**DO THIS**
Type again, exactly, the lines below from the start through the line that includes "15.3, 15.1, 12.5]".
-- Start --
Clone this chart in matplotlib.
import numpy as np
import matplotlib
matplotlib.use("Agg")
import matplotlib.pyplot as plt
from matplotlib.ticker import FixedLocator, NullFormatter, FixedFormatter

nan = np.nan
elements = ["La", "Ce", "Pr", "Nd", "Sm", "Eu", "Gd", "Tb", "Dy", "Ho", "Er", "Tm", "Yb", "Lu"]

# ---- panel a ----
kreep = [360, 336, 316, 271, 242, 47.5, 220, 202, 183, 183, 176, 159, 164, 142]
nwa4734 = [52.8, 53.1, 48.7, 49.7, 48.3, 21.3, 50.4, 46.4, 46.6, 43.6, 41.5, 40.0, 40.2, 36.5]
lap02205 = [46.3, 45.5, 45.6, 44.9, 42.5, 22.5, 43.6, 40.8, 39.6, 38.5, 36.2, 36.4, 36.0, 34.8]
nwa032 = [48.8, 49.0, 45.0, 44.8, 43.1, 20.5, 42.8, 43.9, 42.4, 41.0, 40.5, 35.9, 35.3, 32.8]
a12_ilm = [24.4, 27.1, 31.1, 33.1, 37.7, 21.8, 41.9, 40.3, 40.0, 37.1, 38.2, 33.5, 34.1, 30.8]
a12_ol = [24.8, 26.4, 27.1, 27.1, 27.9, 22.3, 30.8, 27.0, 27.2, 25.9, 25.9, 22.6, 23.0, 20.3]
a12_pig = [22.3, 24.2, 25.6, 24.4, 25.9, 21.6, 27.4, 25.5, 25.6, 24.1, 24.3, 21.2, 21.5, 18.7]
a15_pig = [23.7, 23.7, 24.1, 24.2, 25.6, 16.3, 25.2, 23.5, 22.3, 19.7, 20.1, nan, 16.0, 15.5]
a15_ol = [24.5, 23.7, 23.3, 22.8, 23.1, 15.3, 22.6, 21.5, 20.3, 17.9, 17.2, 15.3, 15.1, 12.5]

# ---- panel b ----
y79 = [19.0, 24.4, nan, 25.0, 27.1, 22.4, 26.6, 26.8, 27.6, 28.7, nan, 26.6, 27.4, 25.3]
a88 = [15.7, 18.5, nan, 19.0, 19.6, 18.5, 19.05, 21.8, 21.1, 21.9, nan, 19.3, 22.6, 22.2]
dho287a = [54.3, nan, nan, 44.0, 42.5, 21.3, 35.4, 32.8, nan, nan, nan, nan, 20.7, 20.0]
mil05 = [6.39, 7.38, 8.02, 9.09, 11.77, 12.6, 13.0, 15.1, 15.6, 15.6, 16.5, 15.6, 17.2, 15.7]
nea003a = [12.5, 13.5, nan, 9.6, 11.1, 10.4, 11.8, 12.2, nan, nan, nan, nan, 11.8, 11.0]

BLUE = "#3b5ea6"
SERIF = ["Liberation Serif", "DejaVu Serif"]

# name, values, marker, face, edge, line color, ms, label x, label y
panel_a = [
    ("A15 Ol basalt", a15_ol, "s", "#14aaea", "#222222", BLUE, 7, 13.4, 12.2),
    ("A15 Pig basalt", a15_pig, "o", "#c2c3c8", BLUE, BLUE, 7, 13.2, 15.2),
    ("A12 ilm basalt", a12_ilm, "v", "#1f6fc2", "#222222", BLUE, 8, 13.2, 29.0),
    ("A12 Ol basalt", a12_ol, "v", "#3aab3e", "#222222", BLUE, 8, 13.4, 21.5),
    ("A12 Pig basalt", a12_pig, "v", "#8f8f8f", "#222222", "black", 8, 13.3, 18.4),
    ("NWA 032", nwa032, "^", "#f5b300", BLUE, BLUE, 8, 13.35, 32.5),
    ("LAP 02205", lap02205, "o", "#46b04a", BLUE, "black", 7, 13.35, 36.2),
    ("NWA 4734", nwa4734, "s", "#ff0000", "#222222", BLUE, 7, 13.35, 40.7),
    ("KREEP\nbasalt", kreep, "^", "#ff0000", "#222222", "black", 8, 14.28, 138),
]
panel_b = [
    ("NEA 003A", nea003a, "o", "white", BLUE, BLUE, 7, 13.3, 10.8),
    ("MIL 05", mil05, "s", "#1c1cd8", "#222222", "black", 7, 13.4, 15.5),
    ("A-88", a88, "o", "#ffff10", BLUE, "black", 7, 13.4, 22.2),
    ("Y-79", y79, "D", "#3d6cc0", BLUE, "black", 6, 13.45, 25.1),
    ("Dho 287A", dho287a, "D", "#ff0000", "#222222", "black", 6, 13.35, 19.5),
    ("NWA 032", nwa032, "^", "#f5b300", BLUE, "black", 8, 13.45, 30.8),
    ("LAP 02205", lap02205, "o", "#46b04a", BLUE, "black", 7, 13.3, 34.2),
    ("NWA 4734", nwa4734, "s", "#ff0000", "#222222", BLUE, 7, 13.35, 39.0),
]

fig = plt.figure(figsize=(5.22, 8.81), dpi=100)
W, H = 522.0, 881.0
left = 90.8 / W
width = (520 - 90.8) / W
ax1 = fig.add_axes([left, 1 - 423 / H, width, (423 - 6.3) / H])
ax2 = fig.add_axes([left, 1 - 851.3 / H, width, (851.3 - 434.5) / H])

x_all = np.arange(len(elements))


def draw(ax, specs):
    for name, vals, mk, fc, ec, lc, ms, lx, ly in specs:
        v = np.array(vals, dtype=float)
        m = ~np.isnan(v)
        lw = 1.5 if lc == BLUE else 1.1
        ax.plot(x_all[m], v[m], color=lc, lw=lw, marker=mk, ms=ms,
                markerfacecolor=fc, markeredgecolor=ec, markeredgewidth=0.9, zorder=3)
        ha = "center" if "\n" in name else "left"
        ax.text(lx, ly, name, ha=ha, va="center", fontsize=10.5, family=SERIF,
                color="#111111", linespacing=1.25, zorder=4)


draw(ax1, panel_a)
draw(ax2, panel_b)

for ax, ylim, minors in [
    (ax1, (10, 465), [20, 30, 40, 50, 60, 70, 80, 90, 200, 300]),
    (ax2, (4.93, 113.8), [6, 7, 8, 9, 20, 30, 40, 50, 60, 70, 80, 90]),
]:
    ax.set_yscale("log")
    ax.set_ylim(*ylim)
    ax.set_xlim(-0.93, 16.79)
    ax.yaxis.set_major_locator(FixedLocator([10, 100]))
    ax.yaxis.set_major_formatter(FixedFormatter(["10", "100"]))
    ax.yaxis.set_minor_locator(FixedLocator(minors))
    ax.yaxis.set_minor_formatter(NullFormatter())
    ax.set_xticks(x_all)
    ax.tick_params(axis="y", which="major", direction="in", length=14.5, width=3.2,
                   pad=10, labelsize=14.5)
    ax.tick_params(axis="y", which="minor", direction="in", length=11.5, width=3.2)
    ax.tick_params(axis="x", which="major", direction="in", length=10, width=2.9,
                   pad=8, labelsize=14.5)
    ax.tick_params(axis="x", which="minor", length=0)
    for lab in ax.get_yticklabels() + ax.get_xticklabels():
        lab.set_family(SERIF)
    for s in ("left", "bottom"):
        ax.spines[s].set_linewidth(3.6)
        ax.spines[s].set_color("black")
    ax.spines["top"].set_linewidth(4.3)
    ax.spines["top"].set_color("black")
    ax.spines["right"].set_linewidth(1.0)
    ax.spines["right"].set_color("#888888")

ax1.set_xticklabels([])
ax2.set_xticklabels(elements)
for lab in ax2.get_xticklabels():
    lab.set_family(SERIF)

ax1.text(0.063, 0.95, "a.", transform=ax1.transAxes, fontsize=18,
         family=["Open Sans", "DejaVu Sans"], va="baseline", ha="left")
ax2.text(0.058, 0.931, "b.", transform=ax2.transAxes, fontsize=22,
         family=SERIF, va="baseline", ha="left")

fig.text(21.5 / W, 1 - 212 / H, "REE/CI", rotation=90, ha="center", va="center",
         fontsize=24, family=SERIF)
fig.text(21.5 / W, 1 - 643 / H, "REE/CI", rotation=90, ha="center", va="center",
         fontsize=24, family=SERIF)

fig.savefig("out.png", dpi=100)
-- End --
**RESPONSE TO THIS TASK**
Clone this chart in matplotlib.
import numpy as np
import matplotlib
matplotlib.use("Agg")
import matplotlib.pyplot as plt
from matplotlib.ticker import FixedLocator, NullFormatter, FixedFormatter

nan = np.nan
elements = ["La", "Ce", "Pr", "Nd", "Sm", "Eu", "Gd", "Tb", "Dy", "Ho", "Er", "Tm", "Yb", "Lu"]

# ---- panel a ----
kreep = [360, 336, 316, 271, 242, 47.5, 220, 202, 183, 183, 176, 159, 164, 142]
nwa4734 = [52.8, 53.1, 48.7, 49.7, 48.3, 21.3, 50.4, 46.4, 46.6, 43.6, 41.5, 40.0, 40.2, 36.5]
lap02205 = [46.3, 45.5, 45.6, 44.9, 42.5, 22.5, 43.6, 40.8, 39.6, 38.5, 36.2, 36.4, 36.0, 34.8]
nwa032 = [48.8, 49.0, 45.0, 44.8, 43.1, 20.5, 42.8, 43.9, 42.4, 41.0, 40.5, 35.9, 35.3, 32.8]
a12_ilm = [24.4, 27.1, 31.1, 33.1, 37.7, 21.8, 41.9, 40.3, 40.0, 37.1, 38.2, 33.5, 34.1, 30.8]
a12_ol = [24.8, 26.4, 27.1, 27.1, 27.9, 22.3, 30.8, 27.0, 27.2, 25.9, 25.9, 22.6, 23.0, 20.3]
a12_pig = [22.3, 24.2, 25.6, 24.4, 25.9, 21.6, 27.4, 25.5, 25.6, 24.1, 24.3, 21.2, 21.5, 18.7]
a15_pig = [23.7, 23.7, 24.1, 24.2, 25.6, 16.3, 25.2, 23.5, 22.3, 19.7, 20.1, nan, 16.0, 15.5]
a15_ol = [24.5, 23.7, 23.3, 22.8, 23.1, 15.3, 22.6, 21.5, 20.3, 17.9, 17.2, 15.3, 15.1, 12.5]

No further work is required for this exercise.